Dream businesses are soon to be reality for hundreds of refugee families taking care of foster children.
In December, 463 refugee foster homes and child-headed households living in Imvepi settlement received start-up capital to set up an income generating activity of their choice.
This follows a one-off cash grant of USD$235 that has been given to selected vulnerable refugee households to improve living conditions and boost household incomes.
‘’This is my answered prayer. I’ve been wanting to set up a small business since I got here. People who have some capital have already managed to set up small income generating activities,” said 62-year-old Yavu Victoria, a foster mother of four.
The cash grants, provided by World Vision with funding from UNHCR, were distributed in two instalments; USD$100 for a family to acquire desired household items and USD$135 as capital to set up an income generating activity.
Prior to receiving the cash, beneficiaries were trained in enterprise selection and business management for better utilization of the fund. Yavu Victoria said the cash grant will allow her to open up a vegetable grocery on her 30x30 metre plot of land. She has already identified a dealer who will supply her weekly with vegetables.
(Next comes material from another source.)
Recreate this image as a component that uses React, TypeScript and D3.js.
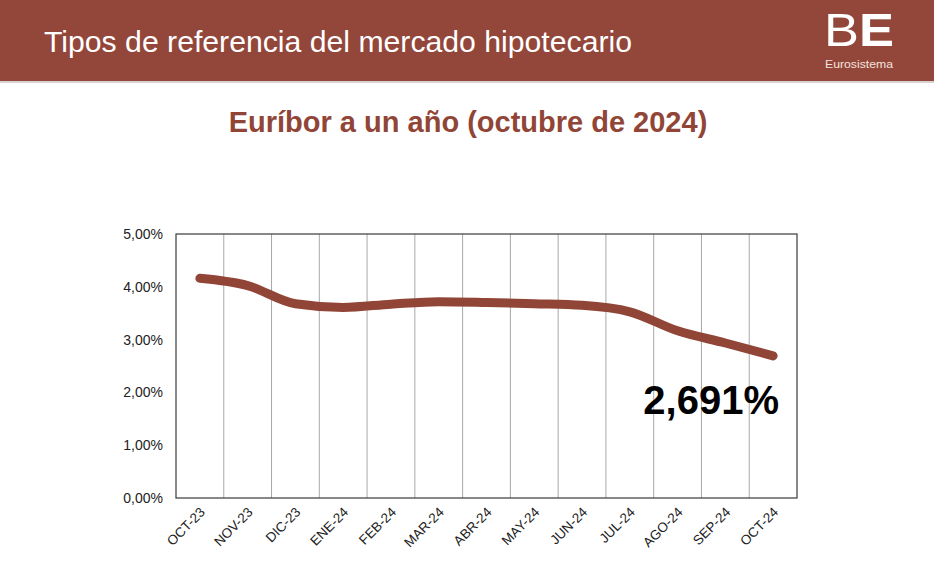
import React from "react";
import * as d3 from "d3";

const categories = ["OCT-23","NOV-23","DIC-23","ENE-24","FEB-24","MAR-24","ABR-24","MAY-24","JUN-24","JUL-24","AGO-24","SEP-24","OCT-24"];
const values = [4.160, 4.022, 3.679, 3.609, 3.671, 3.718, 3.703, 3.680, 3.650, 3.526, 3.166, 2.936, 2.691];
const yTicks = [0, 1, 2, 3, 4, 5];
const lastLabel = "2,691%";

const W = 934, H = 587;
const left = 176, right = 797, top = 234, bottom = 498;
const brown = "#914537";
const font = "'Liberation Sans', Arial, Helvetica, sans-serif";

export default function App() {
  const x = d3.scaleBand<string>().domain(categories).range([left, right]);
  const y = d3.scaleLinear().domain([0, 5]).range([bottom, top]);
  const line = d3.line<number>()
    .x((_, i) => (x(categories[i]) as number) + x.bandwidth() / 2)
    .y((d) => y(d))
    .curve(d3.curveMonotoneX);
  const fmt = (v: number) => v.toFixed(2).replace(".", ",") + "%";
  return (
    <svg width={W} height={H} style={{ position: "absolute", left: 0, top: 0, background: "#fff" }}>
      <rect x={0} y={0} width={W} height={81} fill="#93463a" />
      <rect x={0} y={81} width={W} height={2} fill="#d9d2d0" />
      <text x={44} y={52} fill="#fff" fontFamily={font} fontSize={30} textLength={588} lengthAdjust="spacingAndGlyphs">Tipos de referencia del mercado hipotecario</text>
      <text x={824} y={46} fill="#fff" fontFamily={font} fontSize={46} textLength={70} lengthAdjust="spacingAndGlyphs">
        <tspan>B</tspan><tspan fontWeight={700}>E</tspan>
      </text>
      <text x={825} y={68} fill="#f3e3df" fontFamily={font} fontSize={10} textLength={68} lengthAdjust="spacingAndGlyphs">Eurosistema</text>
      <text x={468} y={132} textAnchor="middle" fill={brown} fontFamily={font} fontSize={29} fontWeight={700}>Euríbor a un año (octubre de 2024)</text>

      {categories.slice(1).map((c) => (
        <line key={c} x1={x(c)} x2={x(c)} y1={top} y2={bottom} stroke="#a8a8a8" strokeWidth={1} />
      ))}
      <rect x={left} y={top} width={right - left} height={bottom - top} fill="none" stroke="#3a3a3a" strokeWidth={1.2} />

      {yTicks.map((t) => (
        <text key={t} x={163} y={y(t) + 5} textAnchor="end" fontFamily={font} fontSize={14} fill="#222">{fmt(t)}</text>
      ))}
      {categories.map((c) => {
        const cx = (x(c) as number) + x.bandwidth() / 2 + 6;
        const cy = bottom + 15;
        return (
          <text key={c} x={cx} y={cy} textAnchor="end" transform={`rotate(-45 ${cx} ${cy})`} fontFamily={font} fontSize={13.5} fill="#222">{c}</text>
        );
      })}

      <path d={line(values) || ""} fill="none" stroke={brown} strokeWidth={9} strokeLinecap="round" strokeLinejoin="round" />
      <text x={779} y={414} textAnchor="end" fontFamily={font} fontSize={40} fontWeight={700} fill="#000">{lastLabel}</text>
    </svg>
  );
}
52-year old Besta Awadiya, a foster mother of 21 separated children was reeling with joy about the prospect of running her own business. Besta planned to deal in snacks and household items.
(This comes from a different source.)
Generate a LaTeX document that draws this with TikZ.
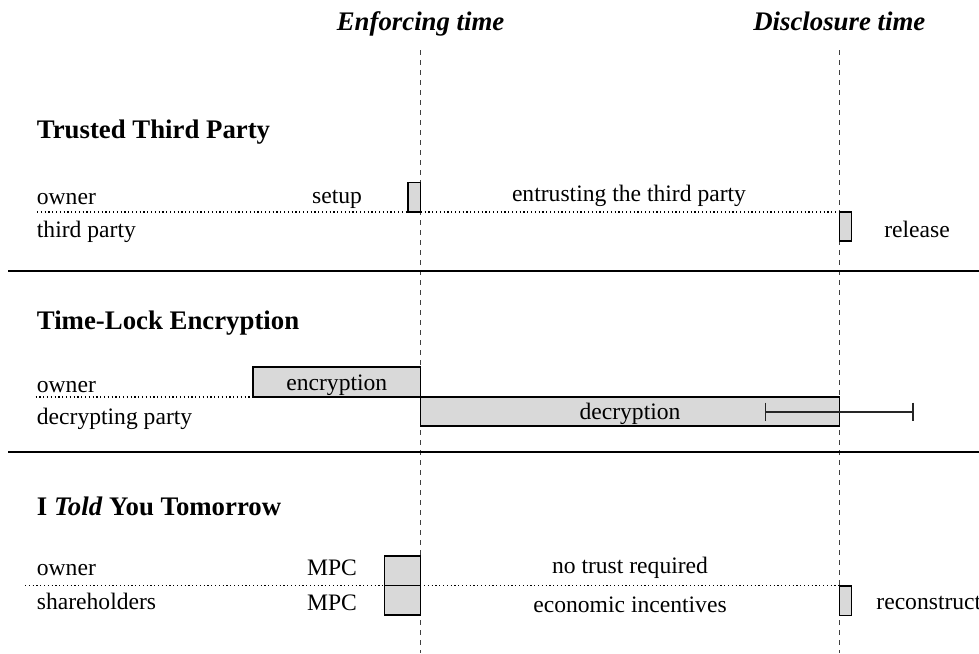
\documentclass[tikz,border=0pt]{standalone}
\usepackage{fontspec}
\setmainfont{Liberation Serif}
\begin{document}
\begin{tikzpicture}[x=0.5pt,y=-0.5pt,
  lbl/.style={font=\fontsize{11.8}{14}\selectfont, inner sep=0pt, anchor=base},
  lblw/.style={lbl, anchor=base west},
  ttl/.style={font=\fontsize{13.4}{16}\selectfont\bfseries, inner sep=0pt, anchor=base west},
  hdr/.style={font=\fontsize{13.4}{16}\selectfont\bfseries\itshape, inner sep=0pt, anchor=base},
  act/.style={draw=black, fill=black!15, line width=0.65pt},
  timeline/.style={draw=black!75, line width=0.5pt, dash pattern=on 2.7pt off 2.3pt},
  lane/.style={draw=black, line width=0.6pt, dash pattern=on 0.6pt off 1.3pt},
  sep/.style={draw=black, line width=1pt},
  errbar/.style={draw=black!85, line width=0.85pt}]
\useasboundingbox (0,0) rectangle (979,653);

% time markers
\node[hdr] (hE) at (420.6,30) {Enforcing time};
\node[hdr] (hD) at (839.3,30) {Disclosure time};
\coordinate (eTop) at (420.6,50);  \coordinate (eBot) at (420.6,653);
\coordinate (dTop) at (839.3,50);  \coordinate (dBot) at (839.3,653);
\draw[timeline] (eTop) -- (eBot);
\draw[timeline] (dTop) -- (dBot);

% ---------------- Trusted Third Party
\node[ttl] (t1) at (36.5,138) {Trusted Third Party};
\node[lblw] (t1o) at (36.5,204) {owner};
\node[lblw] (t1t) at (36.5,237) {third party};
\coordinate (l1a) at (37,212); \coordinate (l1b) at (839.3,212);
\draw[lane] (l1a) -- (l1b);
\draw[act] (408,182.5) rectangle (420.6,212);
\draw[act] (839.3,212) rectangle (851.5,241);
\node[lbl] (t1s) at (337,203) {setup};
\node[lbl] (t1e) at (629,201) {entrusting the third party};
\node[lbl] (t1r) at (917,237) {release};

\coordinate (s1a) at (8,270.5); \coordinate (s1b) at (979,270.5);
\draw[sep] (s1a) -- (s1b);

% ---------------- Time-Lock Encryption
\node[ttl] (t2) at (36.5,329) {Time-Lock Encryption};
\node[lblw] (t2o) at (36.5,392) {owner};
\node[lblw] (t2d) at (36.5,424) {decrypting party};
\coordinate (l2a) at (35.5,397); \coordinate (l2b) at (253,397);
\draw[lane] (l2a) -- (l2b);
\draw[act] (253,367) rectangle (420.6,397);
\draw[act] (420.6,397) rectangle (839.3,426);
\node[lbl] (t2e) at (336.8,390) {encryption};
\node[lbl] (t2x) at (630,419.5) {decryption};
\coordinate (b1) at (765.5,412); \coordinate (b2) at (913,412);
\draw[errbar] (b1) -- (b2);
\draw[errbar] (765.5,402.5) -- (765.5,421);
\draw[errbar] (913,402.5) -- (913,421);

\coordinate (s2a) at (8,451.5); \coordinate (s2b) at (979,451.5);
\draw[sep] (s2a) -- (s2b);

% ---------------- I Told You Tomorrow
\node[ttl] (t3) at (36.5,515) {I \textit{Told} You Tomorrow};
\node[lblw] (t3o) at (36.5,575) {owner};
\node[lblw] (t3s) at (36.5,609) {shareholders};
\coordinate (l3a) at (25,585.5); \coordinate (l3b) at (839.3,585.5);
\draw[lane] (l3a) -- (l3b);
\draw[act] (384.5,556) rectangle (420.6,585.5);
\draw[act] (384.5,585.5) rectangle (420.6,615);
\draw[act] (839.3,586) rectangle (851.5,615.5);
\node[lbl] (t3m1) at (332,575) {MPC};
\node[lbl] (t3m2) at (332,610) {MPC};
\node[lbl] (t3n) at (630,573) {no trust required};
\node[lbl] (t3c) at (630,612) {economic incentives};
\node[lblw] (t3r) at (876,609) {reconstruct};
\end{tikzpicture}
\end{document}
‘’I have five biological children, plus eight belonging to my brother who is caught up in South Sudan. In addition to these am also taking care of 11 unaccompanied children, who don’t know where their parents are. These children love staying with me because we speak the same tribe and they feel at home’’ Besta stated.
She will set up a grocery stall by the roadside.
62-year-old Bethuel Minga is taking care of 14 children, 10 are his biological and four are from a relative who could not make it to Uganda.
Bethuel, a former farmer in South Sudan plans to rent some farming land from host community and open up a big commercial garden.
‘’I’ve already found the land I want to rent for at least three years. I want to grow maize, vegetables, and sweet potatoes. I can see there is a ready market for food and fresh vegetable around here. If am not able to sell the items at the refugee market, I will transport it to Yumbe and Arua markets’’ said the joyful 62-year-old.
There are currently 1,331 unaccompanied/ separated refugee children placed under foster care arrangement in 472 foster homes at Imvepi refugee settlement. World Vision case workers are also closely monitoring 64 child-headed households in Imvepi.
Decisions made for cash grant beneficiaries were made on the number of children fostered, families with more than four foster children in their care were prioritised.
“The grant is benefiting both the fostered and biological children in each home.
We also had special consideration for foster homes headed by refugee mothers Plus homes with extremely vulnerable individuals like child mothers, child headed households, sick children, children abused on the way. We are going to monitor each of these homes to make sure they start up income generating activities and that they buy basic needs for especially for the children’’ said Evelyn Atim, World Vision’s child protection coordinator at Imvepi.
World Vision is also doing monthly cash distribution for over 6,000 refugees at Rhino camp and 4000 other refugees in Koboko district. This in partnership with the World Food Program (WFP).